When bound is even, or more generally a multiple of 2^S for some S>0, observe that the low-order S bits of the output val (which we can find) are also the low-order S bits of bits, and thus the bits of rank [17, 17+S) of seed. And that the low 17+S bits of seed are fully independent of the 31-S other ones. When bound is 344=8×43, we have S=3, and thus we can attack the low-order 17+S=20 low-order bits of seed independently. We directly get S=3 bits of seed from the first val.

We get the 17 low-order bits of seed by elimination: for each of 2¹⁷ candidates, and given the S=3 bits we know, does the 17+S=20 bits of seed lead to a sequence of val which low-order S bits match the given sequence? With enough values we can make a full determination of the 17+S bits. We need ⌈17/S+1⌉ = 7 val to narrow down to a single value for the 17+S low-order bits of seedin this way. If we got less, we need to keep several candidates in the next step. In the question we have ample val to narrow to a single value, and be convinced we get it right.

And then when we have these 17+S=20 bits of seed, we can find the remaining 31-S=28 with a moderate amount of brute force. We could test 2²⁸ values of the yet unknown bits for seed and check which gives a full match with the known val. But better: we know seed % (bound<<17) exactly, and thus need only test 2³¹/bound values of seed (here roughly 6 million).

How can I determine the amount of data I’d need to find the correct seed?

A working heuristic for all but pathological LCGs, and many other PRNGs, is that you need as much information as there are bits in the state, thus 48 bits. Each output gives you log2(bound) bits, thus you need ⌈48/log2(bound)⌉ values, here 6 (which would require keeping track of a few candidates for the low 20 bits of seed and thus require correspondingly more work in the second phase) . Extra values give confidence that the actual state was recovered, but AFAIK wrong guesses just will not happen unless the while comes into play.

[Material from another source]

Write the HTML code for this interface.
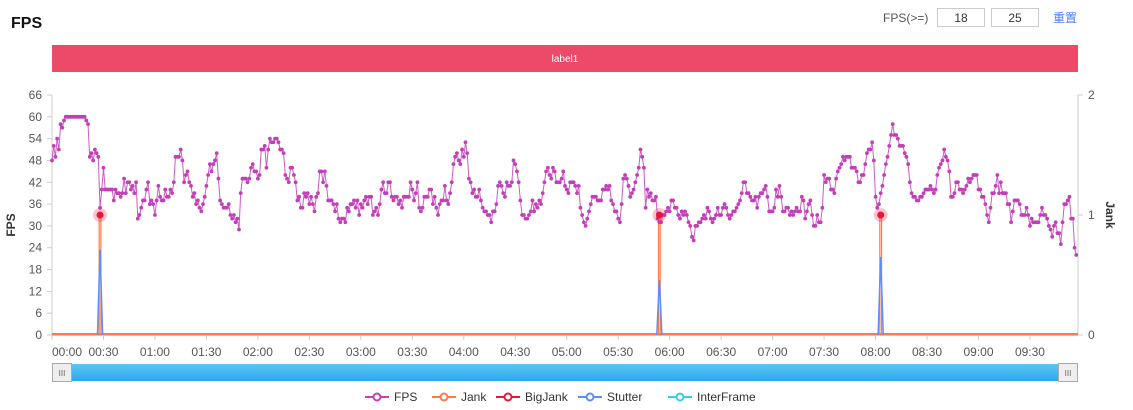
<!DOCTYPE html>
<html><head><meta charset="utf-8">
<style>
html,body{margin:0;padding:0;background:#fff;width:1133px;height:410px;overflow:hidden;font-family:"Liberation Sans","Noto Sans CJK SC",sans-serif}
svg{position:absolute;left:0;top:0}
</style></head>
<body>
<svg id="chart" width="1133" height="410">
  <defs><linearGradient id="sg" x1="0" y1="0" x2="0" y2="1"><stop offset="0" stop-color="#5cc6f5"/><stop offset="1" stop-color="#2aa9e8"/></linearGradient></defs>
  <text x="11" y="28" font-size="16" font-weight="bold" fill="#111">FPS</text>
  <text x="883" y="22" font-size="12" fill="#555">FPS(&gt;=)</text>
  <g><rect x="937.5" y="8.5" width="47" height="18" fill="#fff" stroke="#ccc"/><text x="961" y="22" font-size="12" text-anchor="middle" fill="#333">18</text></g>
  <g><rect x="991.5" y="8.5" width="47" height="18" fill="#fff" stroke="#ccc"/><text x="1015" y="22" font-size="12" text-anchor="middle" fill="#333">25</text></g>
  <text x="1053" y="22" font-size="12" fill="#4a7cf0">重置</text>
  <rect x="52" y="45" width="1026" height="27" fill="#ec4a68"/>
  <text x="565" y="62" font-size="10" fill="#fff" text-anchor="middle">label1</text>
  <g id="axes"></g>
  <g id="series"></g>
  <g>
    <rect x="52" y="364" width="1026" height="17" rx="2" fill="url(#sg)"/>
  </g>
  <g><rect x="52.5" y="363.5" width="19" height="18" fill="#eee" stroke="#aaa"/><text x="62" y="376" font-size="8" text-anchor="middle" fill="#666">III</text></g>
  <g><rect x="1058.5" y="363.5" width="19" height="18" fill="#eee" stroke="#aaa"/><text x="1068" y="376" font-size="8" text-anchor="middle" fill="#666">III</text></g>
  <g id="legend"></g>
</svg>
<script>
const fpsValues=[48,52,49,54,51,58,57,59,60,60,60,60,60,60,60,60,60,60,60,60,59,58,49,50,48,51,50,49,35,40,46,40,40,40,40,40,37,40,39,39,38,39,43,39,42,42,40,41,39,42,32,33,35,37,37,40,42,36,37,36,33,37,41,38,37,37,40,38,38,40,39,42,49,49,49,51,48,42,44,45,42,41,38,39,36,37,35,34,36,38,41,44,47,45,47,48,50,43,37,36,35,35,35,36,33,32,33,31,32,29,39,43,43,43,42,43,46,47,45,45,43,44,51,51,52,46,51,54,53,53,54,54,53,51,51,50,44,43,42,46,46,44,42,37,38,35,35,39,38,39,36,38,36,34,38,39,45,45,42,45,41,37,37,37,36,34,36,32,31,32,32,31,35,34,36,36,37,35,37,33,36,35,37,38,36,38,38,
33,34,35,33,36,40,42,39,39,42,42,38,37,38,38,36,37,35,38,38,38,38,42,40,37,39,42,35,34,35,38,38,38,40,40,36,38,35,33,36,37,37,41,37,36,39,42,47,49,50,48,47,51,49,53,50,43,42,39,40,38,38,40,37,35,34,34,33,33,31,34,34,36,41,42,41,39,38,42,41,41,42,48,47,45,42,37,33,
33,32,32,33,34,37,34,36,35,37,36,39,42,45,46,44,43,46,45,42,42,42,43,45,41,40,39,42,42,42,41,39,41,35,33,31,30,32,34,36,38,38,38,37,37,37,40,40,41,40,41,37,36,34,34,32,31,36,43,44,43,41,38,39,40,42,44,46,51,49,46,35,40,38,39,37,37,38,32,31,31,33,33,34,35,34,37,37,35,35,33,32,34,33,34,33,31,30,27,26,30,30,31,31,32,33,32,35,34,32,31,32,33,35,33,33,35,36,35,33,32,33,34,34,35,36,37,39,42,42,39,39,38,37,37,38,35,38,39,39,40,41,38,34,34,34,35,
40,38,41,38,34,34,35,35,33,34,33,34,35,34,34,38,37,32,34,36,37,33,30,30,33,31,31,35,44,42,43,43,40,40,39,43,45,46,47,49,48,49,49,49,46,46,46,45,42,42,44,44,47,50,51,51,53,48,38,35,36,39,41,44,47,49,52,55,58,55,55,54,52,52,52,50,49,47,42,39,38,38,37,37,38,38,39,40,40,40,41,40,39,40,44,46,47,48,51,49,48,45,38,38,39,42,42,40,40,39,40,41,43,42,43,44,44,44,40,40,38,38,36,33,31,35,39,39,41,44,39,42,39,39,39,36,36,31,34,37,37,37,36,33,33,33,35,33,30,32,31,31,31,31,33,35,33,33,32,30,29,27,30,31,28,28,25,31,36,36,37,38,32,32,24,22];
const jankTimes=[28,354,483];
const jankValues=[1,1,1];
const stutterValues=[0.71,0.46,0.65];
const yTicks=[0,6,12,18,24,30,36,42,48,54,60,66];
const jankTicks=[0,1,2];
const xTickLabels=["00:00","00:30","01:00","01:30","02:00","02:30","03:00","03:30","04:00","04:30","05:00","05:30","06:00","06:30","07:00","07:30","08:00","08:30","09:00","09:30"];
const legendNames=["FPS","Jank","BigJank","Stutter","InterFrame"];
const legendColors=["#c23fb8","#ff7a45","#e8173a","#5b8ff9","#36cfe0"];

const NS="http://www.w3.org/2000/svg";
const X0=52,X1=1078,Y0=335,Y1=95,TMAX=598;
const x=t=>X0+(t/TMAX)*(X1-X0);
const y=v=>Y0-(v/66)*(Y0-Y1);
const yj=v=>Y0-(v/2)*(Y0-Y1);
function mk(tag,attrs,parent){const e=document.createElementNS(NS,tag);for(const k in attrs)e.setAttribute(k,attrs[k]);parent.appendChild(e);return e;}
const axes=document.getElementById('axes'),series=document.getElementById('series'),legend=document.getElementById('legend');

let l=mk('line',{x1:X0,y1:Y1,x2:X0,y2:Y0,stroke:'#ccc'},axes);


l=mk('line',{x1:X1,y1:Y1,x2:X1,y2:Y0,stroke:'#ccc'},axes);


l=mk('line',{x1:X0,y1:Y0+0.5,x2:X1,y2:Y0+0.5,stroke:'#ccc'},axes);


yTicks.forEach(v=>{
  mk('line',{x1:X0-5,y1:y(v),x2:X0,y2:y(v),stroke:'#ccc'},axes);
  const t=mk('text',{x:X0-10,y:y(v)+4,'font-size':12,'text-anchor':'end',fill:'#555'},axes);t.textContent=v;
  
  
});
jankTicks.forEach(v=>{
  mk('line',{x1:X1,y1:yj(v),x2:X1+5,y2:yj(v),stroke:'#ccc'},axes);
  const t=mk('text',{x:X1+10,y:yj(v)+4,'font-size':12,fill:'#555'},axes);t.textContent=v;
  
  
});
xTickLabels.forEach((s,i)=>{
  const xx=x(i*30);
  mk('line',{x1:xx,y1:Y0,x2:xx,y2:Y0+5,stroke:'#ccc'},axes);
  const t=mk('text',{x:i===0?xx+15:xx,y:356,'font-size':12,'text-anchor':'middle',fill:'#555'},axes);t.textContent=s;
  
  
});
let at=mk('text',{x:0,y:0,'font-size':12,'font-weight':'bold',fill:'#333','text-anchor':'middle',transform:'translate(15,225) rotate(-90)'},axes);at.textContent='FPS';


at=mk('text',{x:0,y:0,'font-size':12,'font-weight':'bold',fill:'#333','text-anchor':'middle',transform:'translate(1106,215) rotate(90)'},axes);at.textContent='Jank';



let b=mk('line',{x1:X0,y1:Y0-1,x2:X1,y2:Y0-1,stroke:'#ff7a45','stroke-width':2},series);


jankTimes.forEach((tt,i)=>{
  const j=mk('polyline',{points:`${x(tt-0.5)},${Y0} ${x(tt-0.5)},${yj(jankValues[i])} ${x(tt+0.5)},${yj(jankValues[i])} ${x(tt+0.5)},${Y0}`,fill:'none',stroke:legendColors[1],'stroke-width':1.2},series);
  
  
  const p=mk('polyline',{points:`${x(tt-1.5)},${Y0} ${x(tt)},${yj(stutterValues[i])} ${x(tt+1.5)},${Y0}`,fill:'none',stroke:legendColors[3],'stroke-width':1.5},series);
  
  
});
const pts=fpsValues.map((v,i)=>`${x(i).toFixed(1)},${y(v).toFixed(1)}`).join(' ');
const fl=mk('polyline',{points:pts,fill:'none',stroke:'#c23fb8','stroke-width':1,'stroke-opacity':0.85},series);


fpsValues.forEach((v,i)=>{
  if(x(i)>X1)return;
  const c=mk('circle',{cx:x(i),cy:y(v),r:1.9,fill:'#c23fb8'},series);
  
  
});
jankTimes.forEach((tt,i)=>{
  mk('circle',{cx:x(tt),cy:yj(jankValues[i]),r:7,fill:'#e8173a','fill-opacity':0.25},series);
  const c=mk('circle',{cx:x(tt),cy:yj(jankValues[i]),r:3.5,fill:'#e8173a'},series);
  
  
});
const lx=[365,432,496,578,668];
legendNames.forEach((n,i)=>{
  const g=mk('g',{},legend);
  
  
  mk('line',{x1:lx[i],y1:397,x2:lx[i]+24,y2:397,stroke:legendColors[i],'stroke-width':2},g);
  mk('circle',{cx:lx[i]+12,cy:397,r:3.5,fill:'#fff',stroke:legendColors[i],'stroke-width':2},g);
  const t=mk('text',{x:lx[i]+29,y:401,'font-size':12,fill:'#333'},g);t.textContent=n;
});
</script>
</body></html>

Does this change given bounds that are either odd/even?

The above attack strategy does not work well for odd bound (we can’t separately guess the low-order bits and need to search 2⁴⁸/bound values of seed). However there are better attacks with less guesswork, applicable even if we raise the number of state bits considerably, and including for odd bound. They are more difficult to explain (read: I hardly can get them working with a math package, and can’t explain how, yet; see this question).